Todos já tivemos amores platônicos, diria até que a maioria de minha minhas paixões foram mais em nível mental do que em carne e osso. Mas hoje vivo uma espécie de amor que, apesar de também ser platônico, é diferente de todas as outras.
Estou apaixonada por um piano.
Minto.
Sempre fui apaixonada por um piano. Mas é que nesses últimos tempos ele se envolveu com outra pessoa e partiu meu coração. Falo de um garoto, que deve ter os mesmos tantos de anos que eu. Ele é quieto e tímido, pelo pouco que sei. Acho que deve ser porque ele gosta de falar é com música. Chamam-no de Vitinho, mas preste atenção, o sotaque é lá do Recife! E ele me deixa maluca de ciúmes porque ele toca o piano com mais amor do que qualquer outro que eu já tenha visto na minha vida. Ele não tem vergonha na cara, fecha os olhos e se enrosca nas teclas, deixando o corpo pulsar junto à música, fazendo até careta. E o piano excitado lhe responde soando as notas mais belas que tem, aquelas que ele guardou para uma ocasião especial.
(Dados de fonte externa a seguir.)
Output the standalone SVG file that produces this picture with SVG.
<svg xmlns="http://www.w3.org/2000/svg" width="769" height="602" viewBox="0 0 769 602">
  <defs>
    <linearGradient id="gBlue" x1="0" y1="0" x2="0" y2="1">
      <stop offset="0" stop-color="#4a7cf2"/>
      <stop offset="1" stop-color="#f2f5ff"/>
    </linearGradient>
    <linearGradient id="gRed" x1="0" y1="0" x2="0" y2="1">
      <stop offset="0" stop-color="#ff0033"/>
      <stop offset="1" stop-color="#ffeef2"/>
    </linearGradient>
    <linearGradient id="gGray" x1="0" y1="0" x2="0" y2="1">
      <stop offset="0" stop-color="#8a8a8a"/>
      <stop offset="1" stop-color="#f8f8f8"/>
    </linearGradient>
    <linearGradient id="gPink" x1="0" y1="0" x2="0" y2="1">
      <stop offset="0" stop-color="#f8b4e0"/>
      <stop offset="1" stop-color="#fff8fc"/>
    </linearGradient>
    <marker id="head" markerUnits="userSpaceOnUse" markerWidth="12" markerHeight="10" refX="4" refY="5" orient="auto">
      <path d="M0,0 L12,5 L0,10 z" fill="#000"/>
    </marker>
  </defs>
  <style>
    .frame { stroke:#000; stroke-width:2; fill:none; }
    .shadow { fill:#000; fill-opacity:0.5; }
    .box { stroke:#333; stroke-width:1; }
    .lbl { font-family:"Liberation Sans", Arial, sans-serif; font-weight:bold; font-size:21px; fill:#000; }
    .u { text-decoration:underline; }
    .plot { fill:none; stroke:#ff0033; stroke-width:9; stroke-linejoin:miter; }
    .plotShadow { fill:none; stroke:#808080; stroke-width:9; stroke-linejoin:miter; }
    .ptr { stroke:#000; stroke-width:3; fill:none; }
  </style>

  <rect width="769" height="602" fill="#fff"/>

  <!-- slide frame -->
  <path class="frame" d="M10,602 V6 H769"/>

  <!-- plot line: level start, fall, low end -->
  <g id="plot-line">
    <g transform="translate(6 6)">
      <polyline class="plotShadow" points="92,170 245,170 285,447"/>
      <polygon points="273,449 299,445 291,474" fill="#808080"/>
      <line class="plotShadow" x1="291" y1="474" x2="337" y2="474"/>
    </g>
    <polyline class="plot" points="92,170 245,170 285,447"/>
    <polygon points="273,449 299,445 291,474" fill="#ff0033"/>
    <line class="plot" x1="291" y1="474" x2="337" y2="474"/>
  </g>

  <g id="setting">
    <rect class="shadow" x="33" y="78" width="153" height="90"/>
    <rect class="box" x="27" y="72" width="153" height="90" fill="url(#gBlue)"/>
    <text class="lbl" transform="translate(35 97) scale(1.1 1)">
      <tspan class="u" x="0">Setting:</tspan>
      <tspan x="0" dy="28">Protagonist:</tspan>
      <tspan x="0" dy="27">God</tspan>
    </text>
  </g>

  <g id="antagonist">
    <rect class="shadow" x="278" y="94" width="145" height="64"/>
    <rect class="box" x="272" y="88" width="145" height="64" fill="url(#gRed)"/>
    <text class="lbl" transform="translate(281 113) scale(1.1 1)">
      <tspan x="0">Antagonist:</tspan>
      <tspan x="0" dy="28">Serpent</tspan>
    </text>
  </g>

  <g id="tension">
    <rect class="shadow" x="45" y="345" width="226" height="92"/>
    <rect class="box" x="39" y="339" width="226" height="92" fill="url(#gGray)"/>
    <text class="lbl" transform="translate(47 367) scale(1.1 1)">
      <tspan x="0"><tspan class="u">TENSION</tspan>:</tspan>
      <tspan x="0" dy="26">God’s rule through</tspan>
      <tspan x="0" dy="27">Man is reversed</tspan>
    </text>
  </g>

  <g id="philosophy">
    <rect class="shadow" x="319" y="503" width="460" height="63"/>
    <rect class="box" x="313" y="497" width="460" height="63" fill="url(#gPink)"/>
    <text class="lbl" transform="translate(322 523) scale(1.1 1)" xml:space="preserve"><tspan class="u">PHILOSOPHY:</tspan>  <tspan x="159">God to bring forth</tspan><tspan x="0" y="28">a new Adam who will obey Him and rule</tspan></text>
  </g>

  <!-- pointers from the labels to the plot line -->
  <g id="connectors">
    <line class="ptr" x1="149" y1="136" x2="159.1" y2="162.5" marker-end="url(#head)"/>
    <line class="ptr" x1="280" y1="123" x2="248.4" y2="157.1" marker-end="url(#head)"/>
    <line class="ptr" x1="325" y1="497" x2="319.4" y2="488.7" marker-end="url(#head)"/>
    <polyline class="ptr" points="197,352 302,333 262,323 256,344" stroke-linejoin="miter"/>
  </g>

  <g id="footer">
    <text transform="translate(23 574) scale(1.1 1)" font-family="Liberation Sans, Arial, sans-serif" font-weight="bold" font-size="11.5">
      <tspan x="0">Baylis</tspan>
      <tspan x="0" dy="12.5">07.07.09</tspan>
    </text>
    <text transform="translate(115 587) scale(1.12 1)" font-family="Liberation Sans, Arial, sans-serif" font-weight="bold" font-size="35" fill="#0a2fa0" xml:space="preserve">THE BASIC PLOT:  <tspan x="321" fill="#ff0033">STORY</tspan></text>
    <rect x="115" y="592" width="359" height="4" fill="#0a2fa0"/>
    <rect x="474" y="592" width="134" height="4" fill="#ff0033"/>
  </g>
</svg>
A verdade é que eu jamais seria capaz de amar um piano com tamanha intensidade, dói em mim aceitar que talvez eles sejam mais felizes juntos.
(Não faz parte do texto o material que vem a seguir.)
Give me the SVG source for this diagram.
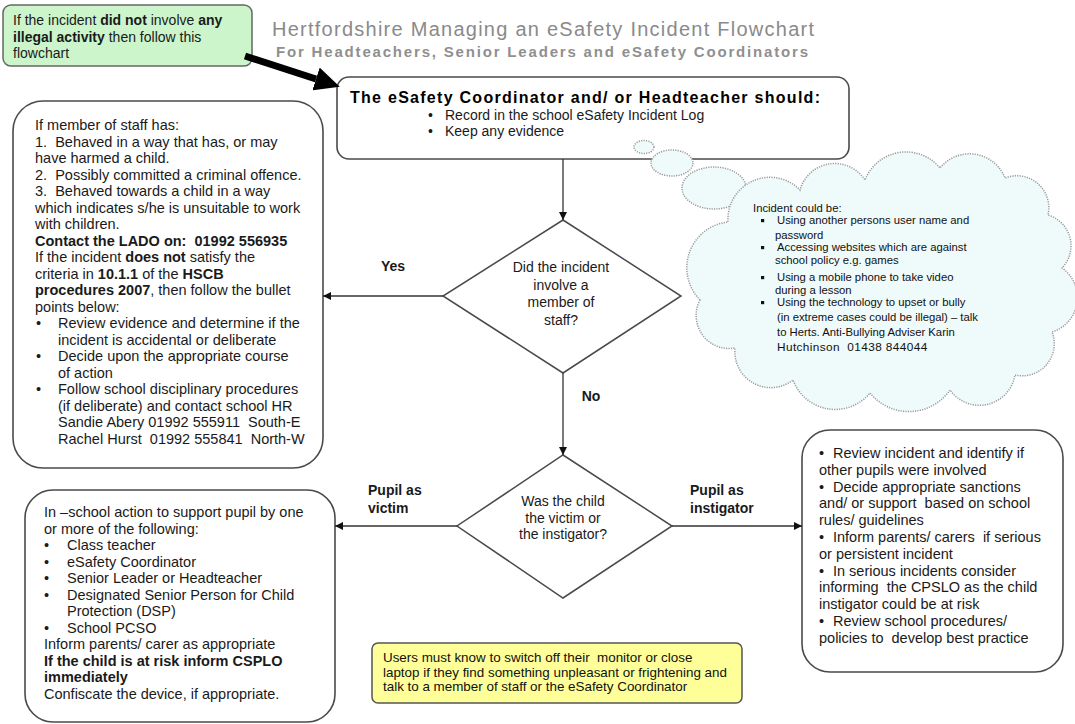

Agora chegue mais perto, tenho que contar um segredo... Apesar do fato de que eu queria que o piano se entregasse a mim como fez com Vitinho, não poderei jamais negar que ele era a pessoa certa. De todas que já vi, e de todas que virão, não há de existir mais verdadeira paixão. Paixão que desenrola, sem estar presa em técnicas, métodos ou regras, paixão que conduz os dedos já habituados, ora para momentos de fúria, ora para valsas de amor.
Continuarei com o piano no pensamento. Assim como a 'Delgadina', espero que algum dia eu possa tê-lo para mim acordado, ainda está adormecido.
No final das contas, tanto eu quanto Gabriel García Marquéz sabemos o quanto é possível morrer por amor.